Polypolish is a very safe polisher, i.e. it's unlikely to introduce any errors during polishing, so you should use it first. Follow the instructions in the Polypolish documentation. Make sure to do the insert-size filter step, as this can help a little bit with errors in repeats.
Other short-read polishing
At this point your Trycycler+Medaka+Polypolish assembly may be perfect! However, since Polypolish is conservative, it may have left some errors, e.g. in regions of low Illumina depth. So you should now try other short-read polishing tools to see if they make any changes. I recommend POLCA (because it has a low chance of introduced errors) and FMLRC2 (because it can sometimes fix errors other tools cannot). ntEdit, HyPo and NextPolish might also be worth a try, see the Polypolish paper for more details on these tools.

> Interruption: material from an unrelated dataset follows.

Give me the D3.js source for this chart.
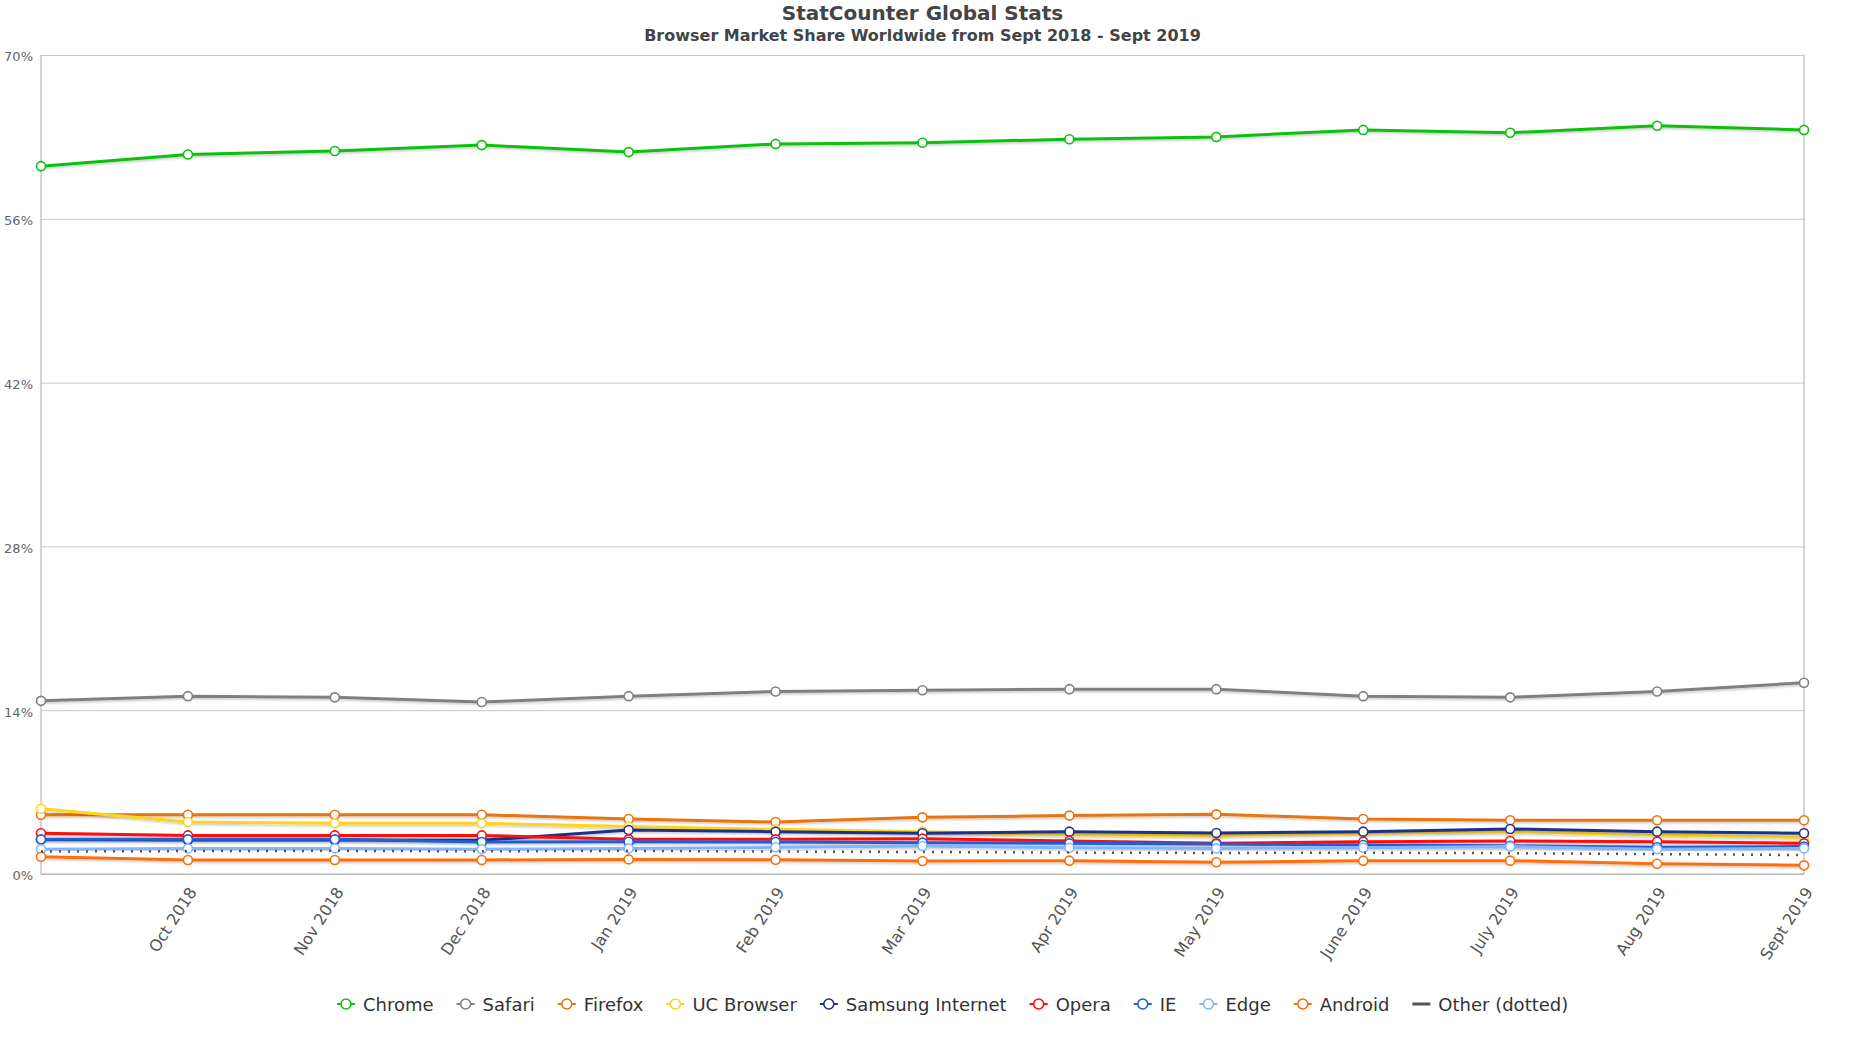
<!DOCTYPE html>
<html><head><meta charset="utf-8">
<script src="https://cdn.jsdelivr.net/npm/d3@7"></script>
<style>
body{margin:0;background:#fff}
svg{display:block;font-family:"DejaVu Sans",Verdana,sans-serif}
</style>
</head><body>
<svg id="c" width="1856" height="1044"></svg>
<script>
// ---- data ----
const months = ["Sept 2018","Oct 2018","Nov 2018","Dec 2018","Jan 2019","Feb 2019","Mar 2019","Apr 2019","May 2019","June 2019","July 2019","Aug 2019","Sept 2019"];
const xTickLabels = ["Oct 2018","Nov 2018","Dec 2018","Jan 2019","Feb 2019","Mar 2019","Apr 2019","May 2019","June 2019","July 2019","Aug 2019","Sept 2019"];
const yTicks = [0,14,28,42,56,70];
const seriesNames = ["Chrome","Safari","Firefox","UC Browser","Samsung Internet","Opera","IE","Edge","Android","Other (dotted)"];
const chrome   = [60.5,61.5,61.8,62.3,61.7,62.4,62.5,62.8,63.0,63.6,63.35,63.95,63.6];
const safari   = [14.8,15.2,15.1,14.7,15.2,15.6,15.7,15.8,15.8,15.2,15.1,15.6,16.35];
const firefox  = [5.07,5.07,5.07,5.07,4.70,4.44,4.84,4.99,5.10,4.70,4.59,4.59,4.59];
const ucBrowser= [5.58,4.44,4.33,4.33,4.05,3.82,3.62,3.35,3.30,3.48,3.62,3.33,3.13];
const samsung  = [2.95,2.90,2.90,2.88,3.76,3.62,3.48,3.62,3.50,3.62,3.85,3.62,3.48];
const opera    = [3.48,3.30,3.30,3.30,2.96,2.96,3.02,2.82,2.62,2.76,2.82,2.76,2.62];
const ie       = [2.96,2.96,2.96,2.73,2.76,2.73,2.68,2.62,2.56,2.48,2.42,2.28,2.34];
const edge     = [2.11,2.19,2.19,2.11,2.19,2.28,2.39,2.25,2.19,2.25,2.34,2.11,2.19];
const android  = [1.48,1.20,1.20,1.20,1.25,1.22,1.11,1.14,1.00,1.14,1.14,0.88,0.74];
const other    = [1.92,1.96,1.98,1.94,1.98,1.92,1.88,1.83,1.80,1.82,1.78,1.70,1.62];
const seriesValues = [chrome,safari,firefox,ucBrowser,samsung,opera,ie,edge,android,other];
const seriesColors = ["#10c010","#808080","#e8740f","#ffd41f","#1f3288","#ff0a0a","#1a5fd6","#82b5ff","#ff6d0a","#555555"];

// ---- layout ----
const svg = d3.select("#c");
const L = 41, R = 1804, T = 55, B = 874;
const x = d3.scalePoint().domain(months).range([L, R]).padding(0);
const y = d3.scaleLinear().domain([0, 70]).range([B, T]);

const defs = svg.append("defs");
const f = defs.append("filter").attr("id","sh").attr("x","-5%").attr("y","-50%").attr("width","110%").attr("height","200%");
f.append("feDropShadow").attr("dx",1).attr("dy",1.5).attr("stdDeviation",1.2).attr("flood-color","#000").attr("flood-opacity",0.22);

// titles
svg.append("text").attr("x",(L+R)/2).attr("y",20).attr("text-anchor","middle")
  .attr("font-size",20).attr("font-weight","bold").attr("fill","#444").text("StatCounter Global Stats");
svg.append("text").attr("x",(L+R)/2).attr("y",41).attr("text-anchor","middle")
  .attr("font-size",16).attr("font-weight","bold").attr("fill","#444").text("Browser Market Share Worldwide from Sept 2018 - Sept 2019");

// y grid + axis
const yAxis = d3.axisLeft(y).tickValues(yTicks).tickSize(-(R-L)).tickPadding(8).tickFormat(d => d + "%");
const gy = svg.append("g").attr("transform",`translate(${L},0)`).call(yAxis);
gy.select(".domain").remove();
gy.selectAll(".tick line").attr("stroke","#c8c8c8").attr("stroke-width",1);
gy.selectAll(".tick text").attr("font-size",13).attr("fill","#666").attr("font-family","DejaVu Sans").attr("dy","0.45em");
// borders
svg.append("line").attr("x1",L).attr("x2",L).attr("y1",T).attr("y2",B).attr("stroke","#aaa");
svg.append("line").attr("x1",R).attr("x2",R).attr("y1",T).attr("y2",B).attr("stroke","#aaa");
svg.append("line").attr("x1",L).attr("x2",R).attr("y1",B).attr("y2",B).attr("stroke","#aaa");

// x axis labels
const xAxis = d3.axisBottom(x).tickValues(xTickLabels).tickSize(0).tickPadding(0);
const gx = svg.append("g").attr("transform",`translate(0,${B})`).call(xAxis);
gx.select(".domain").remove();
gx.selectAll(".tick text").attr("font-size",16).attr("fill","#555").attr("font-family","DejaVu Sans")
  .attr("text-anchor","end").attr("dy",0)
  .attr("transform","translate(9,18) rotate(-57)");

// lines
const line = d3.line().x((d,i) => x(months[i])).y(d => y(d));
const gs = svg.append("g");
seriesValues.forEach((vals, si) => {
  const g = gs.append("g");
  const isOther = seriesNames[si].startsWith("Other");
  g.append("path").datum(vals).attr("d", line).attr("fill","none")
    .attr("stroke", seriesColors[si]).attr("stroke-width", isOther ? 2.5 : 3)
    .attr("stroke-dasharray", isOther ? "2,7" : null)
    .attr("stroke-linejoin","round")
    .attr("filter", isOther ? null : "url(#sh)");
  if (!isOther) {
    g.selectAll("circle").data(vals).join("circle")
      .attr("cx",(d,i) => x(months[i])).attr("cy", d => y(d)).attr("r",4.5)
      .attr("fill","#fff").attr("stroke",seriesColors[si]).attr("stroke-width",1.6);
  }
});

// legend
const lg = svg.append("g").attr("transform","translate(0,1004)");
let cx = 346;
seriesNames.forEach((name, si) => {
  const it = lg.append("g").attr("transform",`translate(${cx},0)`);
  const isOther = name.startsWith("Other");
  it.append("line").attr("x1",-9).attr("x2",9).attr("y1",0).attr("y2",0)
    .attr("stroke",seriesColors[si]).attr("stroke-width",isOther?3:2);
  if (!isOther) it.append("circle").attr("r",5).attr("fill","#fff").attr("stroke",seriesColors[si]).attr("stroke-width",1.6);
  const t = it.append("text").attr("x",17).attr("y",6.5).attr("font-size",18).attr("fill","#333").text(name);
  cx += 17 + t.node().getComputedTextLength() + 32;
});
</script>
</body></html>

However, do NOT assume any changes made in this step are necessarily improvements. Rather, interpret them as hypotheses. Each changed region of the genome should be manually examined in IGV so you can decide whether or not you believe it. There can be tough cases which may take some detective work!
Final steps
Hopefully you now have a perfect genome assembly. If you really need to ensure its perfection, I'd encourage you to do the entire assembly process again, but with different data/tools/choices. If your second genome assembly is base-for-base identical to your first, that increases your confidence in its perfection. If not, you should look closely at the regions where they differ and try to understand what's going on.
I would also recommend doing a short-read-only assembly with your Illumina reads. This can help you to find missing replicons (e.g. due to underrepresentation in your ONT reads) or spurious contigs (e.g. due to contamination in your ONT reads).